— President Barack Obama says the U.S.-Russian agreement to strip Syria of chemical weapons has put the world in "a better position" to avoid further chemical attacks. The president, in a television interview aired Sunday, says the situation in Syria is "untenable" as long as President Bashar al-Assad holds power.
President Obama said he welcomes Russian President Vladimir Putin's involvement in diplomatic efforts to solve the Syria crisis.
Obama appeared on the ABC TV program This Week With George Stephanopoulos. He said the U.S. and Russia should continue working together on Syria, even though Mr. Putin sees the issue differently.

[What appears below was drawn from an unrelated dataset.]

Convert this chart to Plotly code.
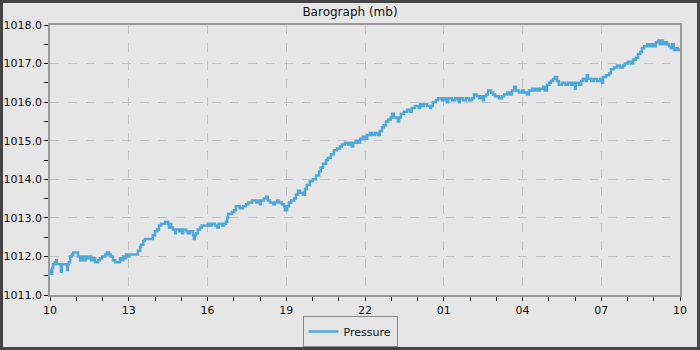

"I do not think that Mr. Putin has the same values that we do, and I think, obviously, by protecting Mr. Assad, he has a different attitude about the Assad regime," he said.
The president said that as long as Mr. Assad is in power in Syria, "there is going to be some sort of conflict there."
He credited the threat of U.S. airstrikes with pushing Russian and Syrian officials toward a deal.
"As a consequence of the pressure that we have applied over the last couple of weeks, we have Syria, for the first time, acknowledging that it has chemical weapons, agreeing to join the convention that prohibits the use of chemical weapons, and the Russians, their primary sponsor, saying that they will push Syria to get all of their chemical weapons out. The distance that we have traveled over these couple of weeks is remarkable," he said.
U.S. lawmakers have varied reactions to the agreement. Republican Senator John McCain called it "an act of provocative weakness." Other Republicans and Democrats want a deal to avert U.S. military action.
U.S. Secretary of State John Kerry, who negotiated the agreement with the Russians, called it "the most far-reaching chemical weapons effort...that has been designed." He said, however, that to implement the accord, the threat of force must remain.
"The threat of force is real, and the Assad regime and all those taking part need to understand that President Obama and the United States are committed to achieve this goal. We cannot have hollow words in the conduct of international affairs," he said.
Kerry spoke in Jerusalem, after meeting with Israeli Prime Minister Benjamin Netanyahu. The Israeli leader said the Syrian regime must be stripped of all its chemical weapons.
"The world needs to ensure that radical regimes do not have weapons of mass destruction, because, as we have learned once again in Syria, if rogue regimes have weapons of mass destruction, they will use them," he said.
Kerry next goes to Paris, to meet on Monday with the foreign ministers of France, the United Kingdom, Turkey and Saudi Arabia.